Le débat parlementaire sur la Loi de santé débute. La politique de prévention y occupe une place centrale. Cette loi de santé publique propose ainsi de nouvelles mesures pour lutter contre le tabagisme, et mettre ainsi en œuvre le Programme national de réduction du tabagisme (PNRT) annoncé par la ministre de la santé, Marisol Touraine. Elle doit instaurer le paquet neutre, un paquet standardisé où le nom de la marque sera limité à une inscription de taille définie, dont la couleur sera la moins attractive possible, et sur lequel apparaîtront des avertissements sanitaires : un message et une image sur les méfaits du tabac. Les objectifs sont de supprimer cet élément de publicité que constitue le paquet et poursuivre le travail engagé de « dénormalisation » de ce produit, considéré comme celui en vente libre le plus toxique pour la santé. Chaque année, 73 000 personnes meurent du tabac. Il s’agit de la première cause évitable de décès. Simone Veil (1976) puis Claude Evin (1991) ont contribué à réduire de manière drastique la publicité en faveur du tabac.
Parts de marché
Parlons clair, si les marques usent de la publicité, c’est que cela produit des gains de notoriété et des comportements d’achat, des parts de marché, et donc génère des revenus et des profits. La publicité en faveur du tabac subsiste en France, de manière insidieuse, portée par au moins quatre vecteurs : au cinéma (il est fréquent de voir apparaître à l’écran des marques de cigarettes), chez les buralistes (où, comme l’a montré une excellente étude du Comité national de lutte contre le tabagisme, des publicités illicites sont exposées), sur Internet (Facebook, YouTube, etc.) et enfin à travers le paquet de cigarettes, le « vendeur muet ». Le design de la marque sur les paquets reste un vecteur et marqueur publicitaire important pour les jeunes, les femmes, les fumeurs ; chaque marque ayant sa cible. Quand on sait qu’un fumeur d’un paquet par jour expose à son entourage 20 fois la marque par jour, soit 7300 fois par an – et comme 13 millions de personnes fument, cela fait quand même beaucoup d’occurrences en faveur du produit… L’autre objectif du paquet neutre est de poursuivre le travail de « dénormalisation » du tabac, c’est-à-dire de jouer sur l’image du tabac pour le rendre non attractif.
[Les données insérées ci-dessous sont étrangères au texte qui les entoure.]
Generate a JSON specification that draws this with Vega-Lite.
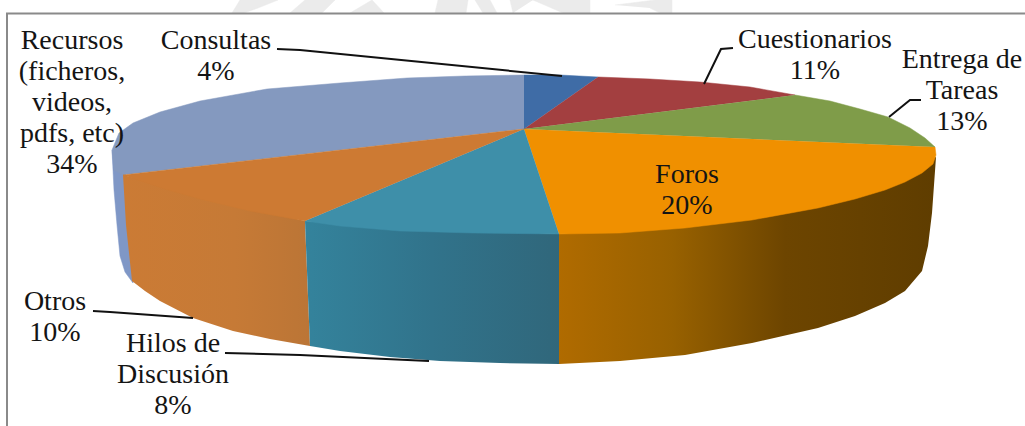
{"$schema":"https://vega.github.io/schema/vega-lite/v6.json","width":1025,"height":426,"padding":0,"autosize":"none","background":"white","config":{"view":{"stroke":null}},
"datasets":{"v":[
{"s":"Recursos","p":"side","i":1,"x":112,"y":150},{"s":"Recursos","p":"side","i":2,"x":114,"y":190},{"s":"Recursos","p":"side","i":3,"x":117,"y":225},{"s":"Recursos","p":"side","i":4,"x":120,"y":256},{"s":"Recursos","p":"side","i":5,"x":125,"y":272},{"s":"Recursos","p":"side","i":6,"x":133,"y":283},{"s":"Recursos","p":"side","i":7,"x":140,"y":200},
{"s":"Otros","p":"grad","i":1,"x":123,"y":175},{"s":"Otros","p":"grad","i":2,"x":126,"y":225},{"s":"Otros","p":"grad","i":3,"x":132,"y":281},{"s":"Otros","p":"grad","i":4,"x":145,"y":291},{"s":"Otros","p":"grad","i":5,"x":160,"y":301},{"s":"Otros","p":"grad","i":6,"x":193,"y":318},{"s":"Otros","p":"grad","i":7,"x":233,"y":331},{"s":"Otros","p":"grad","i":8,"x":270,"y":339},{"s":"Otros","p":"grad","i":9,"x":310,"y":346},{"s":"Otros","p":"grad","i":10,"x":305,"y":221},{"s":"Otros","p":"grad","i":11,"x":240,"y":205},
{"s":"Hilos","p":"grad","i":1,"x":305,"y":221},{"s":"Hilos","p":"grad","i":2,"x":310,"y":346},{"s":"Hilos","p":"grad","i":3,"x":340,"y":351},{"s":"Hilos","p":"grad","i":4,"x":390,"y":357},{"s":"Hilos","p":"grad","i":5,"x":440,"y":361},{"s":"Hilos","p":"grad","i":6,"x":500,"y":363},{"s":"Hilos","p":"grad","i":7,"x":559,"y":364},{"s":"Hilos","p":"grad","i":8,"x":559,"y":234},
{"s":"Foros","p":"grad","i":1,"x":559,"y":234},{"s":"Foros","p":"grad","i":2,"x":559,"y":364},{"s":"Foros","p":"grad","i":3,"x":620,"y":361},{"s":"Foros","p":"grad","i":4,"x":685,"y":355},{"s":"Foros","p":"grad","i":5,"x":752,"y":343},{"s":"Foros","p":"grad","i":6,"x":818,"y":328},{"s":"Foros","p":"grad","i":7,"x":855,"y":316},{"s":"Foros","p":"grad","i":8,"x":885,"y":303},{"s":"Foros","p":"grad","i":9,"x":905,"y":291},{"s":"Foros","p":"grad","i":10,"x":922,"y":271},{"s":"Foros","p":"grad","i":11,"x":928,"y":246},{"s":"Foros","p":"grad","i":12,"x":932,"y":213},{"s":"Foros","p":"grad","i":13,"x":936,"y":157},{"s":"Foros","p":"grad","i":14,"x":818,"y":205},
{"s":"Recursos","p":"top","i":1,"x":524,"y":129},{"s":"Recursos","p":"top","i":2,"x":524,"y":75},{"s":"Recursos","p":"top","i":3,"x":465,"y":76},{"s":"Recursos","p":"top","i":4,"x":407,"y":78},{"s":"Recursos","p":"top","i":5,"x":340,"y":83},{"s":"Recursos","p":"top","i":6,"x":267,"y":89},{"s":"Recursos","p":"top","i":7,"x":200,"y":101},{"s":"Recursos","p":"top","i":8,"x":160,"y":112},{"s":"Recursos","p":"top","i":9,"x":133,"y":123},{"s":"Recursos","p":"top","i":10,"x":119,"y":133},{"s":"Recursos","p":"top","i":11,"x":112,"y":150},{"s":"Recursos","p":"top","i":12,"x":114,"y":170},{"s":"Recursos","p":"top","i":13,"x":123,"y":175},
{"s":"Consultas","p":"top","i":1,"x":524,"y":129},{"s":"Consultas","p":"top","i":2,"x":598,"y":77},{"s":"Consultas","p":"top","i":3,"x":560,"y":75},{"s":"Consultas","p":"top","i":4,"x":524,"y":75},
{"s":"Cuestionarios","p":"top","i":1,"x":524,"y":129},{"s":"Cuestionarios","p":"top","i":2,"x":795,"y":95},{"s":"Cuestionarios","p":"top","i":3,"x":750,"y":87},{"s":"Cuestionarios","p":"top","i":4,"x":700,"y":82},{"s":"Cuestionarios","p":"top","i":5,"x":650,"y":79},{"s":"Cuestionarios","p":"top","i":6,"x":598,"y":77},
{"s":"Entrega","p":"top","i":1,"x":524,"y":129},{"s":"Entrega","p":"top","i":2,"x":935,"y":147},{"s":"Entrega","p":"top","i":3,"x":925,"y":138},{"s":"Entrega","p":"top","i":4,"x":910,"y":128},{"s":"Entrega","p":"top","i":5,"x":888,"y":117},{"s":"Entrega","p":"top","i":6,"x":860,"y":109},{"s":"Entrega","p":"top","i":7,"x":830,"y":101},{"s":"Entrega","p":"top","i":8,"x":795,"y":95},
{"s":"Foros","p":"top","i":1,"x":524,"y":129},{"s":"Foros","p":"top","i":2,"x":559,"y":234},{"s":"Foros","p":"top","i":3,"x":620,"y":233},{"s":"Foros","p":"top","i":4,"x":685,"y":228},{"s":"Foros","p":"top","i":5,"x":752,"y":220},{"s":"Foros","p":"top","i":6,"x":818,"y":208},{"s":"Foros","p":"top","i":7,"x":855,"y":199},{"s":"Foros","p":"top","i":8,"x":885,"y":190},{"s":"Foros","p":"top","i":9,"x":905,"y":182},{"s":"Foros","p":"top","i":10,"x":922,"y":173},{"s":"Foros","p":"top","i":11,"x":933,"y":164},{"s":"Foros","p":"top","i":12,"x":936,"y":155},{"s":"Foros","p":"top","i":13,"x":935,"y":147},
{"s":"Hilos","p":"top","i":1,"x":524,"y":129},{"s":"Hilos","p":"top","i":2,"x":305,"y":221},{"s":"Hilos","p":"top","i":3,"x":340,"y":226},{"s":"Hilos","p":"top","i":4,"x":400,"y":231},{"s":"Hilos","p":"top","i":5,"x":473,"y":233},{"s":"Hilos","p":"top","i":6,"x":559,"y":234},
{"s":"Otros","p":"top","i":1,"x":524,"y":129},{"s":"Otros","p":"top","i":2,"x":123,"y":175},{"s":"Otros","p":"top","i":3,"x":165,"y":189},{"s":"Otros","p":"top","i":4,"x":200,"y":199},{"s":"Otros","p":"top","i":5,"x":250,"y":211},{"s":"Otros","p":"top","i":6,"x":305,"y":221},
{"s":"Consultas","p":"lead","i":1,"x":277,"y":49},{"s":"Consultas","p":"lead","i":2,"x":300,"y":50},{"s":"Consultas","p":"lead","i":3,"x":562,"y":76},
{"s":"Cuestionarios","p":"lead","i":1,"x":733,"y":48},{"s":"Cuestionarios","p":"lead","i":2,"x":721,"y":49},{"s":"Cuestionarios","p":"lead","i":3,"x":704,"y":84},
{"s":"Entrega","p":"lead","i":1,"x":921,"y":100},{"s":"Entrega","p":"lead","i":2,"x":910,"y":100},{"s":"Entrega","p":"lead","i":3,"x":889,"y":117},
{"s":"Otros","p":"lead","i":1,"x":93,"y":311},{"s":"Otros","p":"lead","i":2,"x":110,"y":312},{"s":"Otros","p":"lead","i":3,"x":193,"y":318},
{"s":"Hilos","p":"lead","i":1,"x":225,"y":353},{"s":"Hilos","p":"lead","i":2,"x":300,"y":355},{"s":"Hilos","p":"lead","i":3,"x":429,"y":361},
{"s":"frame","p":"frame","i":1,"x":7,"y":426},{"s":"frame","p":"frame","i":2,"x":7,"y":13.5},{"s":"frame","p":"frame","i":3,"x":1025,"y":13.5},
{"s":"w1","p":"mark","i":1,"x":232,"y":13},{"s":"w1","p":"mark","i":2,"x":240,"y":0},{"s":"w1","p":"mark","i":3,"x":278,"y":0},{"s":"w1","p":"mark","i":4,"x":258,"y":8},{"s":"w1","p":"mark","i":5,"x":244,"y":13},
{"s":"w2","p":"mark","i":1,"x":290,"y":13},{"s":"w2","p":"mark","i":2,"x":305,"y":0},{"s":"w2","p":"mark","i":3,"x":335,"y":0},{"s":"w2","p":"mark","i":4,"x":322,"y":13},
{"s":"w3","p":"mark","i":1,"x":350,"y":13},{"s":"w3","p":"mark","i":2,"x":372,"y":0},{"s":"w3","p":"mark","i":3,"x":384,"y":13},
{"s":"w4","p":"mark","i":1,"x":435,"y":13},{"s":"w4","p":"mark","i":2,"x":438,"y":0},{"s":"w4","p":"mark","i":3,"x":468,"y":0},{"s":"w4","p":"mark","i":4,"x":466,"y":13},
{"s":"w5","p":"mark","i":1,"x":483,"y":13},{"s":"w5","p":"mark","i":2,"x":475,"y":0},{"s":"w5","p":"mark","i":3,"x":490,"y":0},{"s":"w5","p":"mark","i":4,"x":497,"y":13},
{"s":"w6","p":"mark","i":1,"x":513,"y":13},{"s":"w6","p":"mark","i":2,"x":510,"y":0},{"s":"w6","p":"mark","i":3,"x":590,"y":0},{"s":"w6","p":"mark","i":4,"x":590,"y":13},{"s":"w6","p":"mark","i":5,"x":563,"y":13},{"s":"w6","p":"mark","i":6,"x":533,"y":0},
{"s":"w7","p":"mark","i":1,"x":615,"y":5},{"s":"w7","p":"mark","i":2,"x":655,"y":0},{"s":"w7","p":"mark","i":3,"x":672,"y":0},{"s":"w7","p":"mark","i":4,"x":672,"y":13},{"s":"w7","p":"mark","i":5,"x":660,"y":13},{"s":"w7","p":"mark","i":6,"x":650,"y":8}
],
"t":[
{"label":"Recursos\n(ficheros,\nvideos,\npdfs, etc)\n34%","x":72,"y":41},
{"label":"Consultas\n4%","x":216,"y":41},
{"label":"Cuestionarios\n11%","x":815,"y":40},
{"label":"Entrega de\nTareas\n13%","x":962,"y":60},
{"label":"Foros\n20%","x":687,"y":175},
{"label":"Otros\n10%","x":55,"y":302},
{"label":"Hilos de\nDiscusión\n8%","x":173,"y":344}
]},
"data":{"name":"v"},
"encoding":{"x":{"field":"x","type":"quantitative","scale":{"domain":[0,1025]},"axis":null},"y":{"field":"y","type":"quantitative","scale":{"domain":[426,0]},"axis":null},"order":{"field":"i","type":"quantitative"},"detail":{"field":"s"}},
"layer":[
{"transform":[{"filter":"datum.p=='mark'"}],"mark":{"type":"line","fill":"#ebebeb","stroke":"#ebebeb","strokeWidth":0.5}},
{"transform":[{"filter":"datum.p=='frame'"}],"mark":{"type":"line","stroke":"#8a8a8a","strokeWidth":2}},
{"transform":[{"filter":"datum.p=='side'"}],"mark":{"type":"line","fill":"#7f97c6","stroke":"#7f97c6","strokeWidth":0.5}},
{"transform":[{"filter":"datum.p=='grad' && datum.s=='Otros'"}],"mark":{"type":"line","strokeWidth":0,"fill":{"gradient":"linear","x1":0,"y1":0,"x2":1,"y2":0,"stops":[{"offset":0,"color":"#cb7b35"},{"offset":0.6,"color":"#c67a36"},{"offset":1,"color":"#bb7536"}]}}},
{"transform":[{"filter":"datum.p=='grad' && datum.s=='Hilos'"}],"mark":{"type":"line","strokeWidth":0,"fill":{"gradient":"linear","x1":0,"y1":0,"x2":1,"y2":0,"stops":[{"offset":0,"color":"#34839c"},{"offset":0.5,"color":"#31738b"},{"offset":1,"color":"#30677b"}]}}},
{"transform":[{"filter":"datum.p=='grad' && datum.s=='Foros'"}],"mark":{"type":"line","strokeWidth":0,"fill":{"gradient":"linear","x1":0,"y1":0,"x2":1,"y2":0,"stops":[{"offset":0,"color":"#b06b00"},{"offset":0.3,"color":"#986100"},{"offset":0.6,"color":"#6d4500"},{"offset":1,"color":"#5f3d00"}]}}},
{"transform":[{"filter":"datum.p=='top'"}],"mark":{"type":"line","strokeWidth":0.5},"encoding":{"fill":{"field":"s","type":"nominal","legend":null,"scale":{"domain":["Recursos","Consultas","Cuestionarios","Entrega","Foros","Hilos","Otros"],"range":["#8499bf","#3f6ca6","#a33f40","#7f9c49","#f09000","#3e8fa9","#cd7a33"]}},"stroke":{"field":"s","type":"nominal","legend":null,"scale":{"domain":["Recursos","Consultas","Cuestionarios","Entrega","Foros","Hilos","Otros"],"range":["#8499bf","#3f6ca6","#a33f40","#7f9c49","#f09000","#3e8fa9","#cd7a33"]}}}},
{"transform":[{"filter":"datum.p=='lead'"}],"mark":{"type":"line","stroke":"#111111","strokeWidth":2}},
{"data":{"name":"t"},"mark":{"type":"text","font":"Liberation Serif","fontSize":28,"lineBreak":"\n","lineHeight":31,"align":"center","baseline":"middle","color":"#141414"},"encoding":{"text":{"field":"label"},"x":{"field":"x","type":"quantitative"},"y":{"field":"y","type":"quantitative"},"order":null,"detail":null}}
]}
La politique de lutte contre le tabagisme est constante dans ce domaine depuis la loi Evin : fumer dans un transport en commun, au restaurant, pendant un cours n’est plus accepté, ni imaginable au XXIe siècle en France. Cependant, l’image du tabac est loin d’être « dénormalisée » dans notre pays : les terrasses des cafés sont devenues des lieux quasi exclusivement fumeurs, certaines lois sont peu respectées (interdiction de vente de cigarettes aux mineurs, publicités illicites sur les lieux de vente, etc.), un tiers de la population fume, et l’essor de la cigarette électronique a clairement permis une certaine forme de revalorisation de la tabagie à travers la promotion du vapotage. Ce n’est pas pour rien que la ministre de la santé souhaite encadrer cette publicité et interdire le vapotage dans les écoles, les transports collectifs, les espaces clos de travail, car il ne faut pas que la cigarette électronique devienne le nouveau vecteur d’une publicité en faveur des produits du tabac. Au moment du vote de la Loi de santé, le débat se cristallise sur l’efficacité du paquet neutre, les uns le considérant comme inefficace, les autres comme très efficace.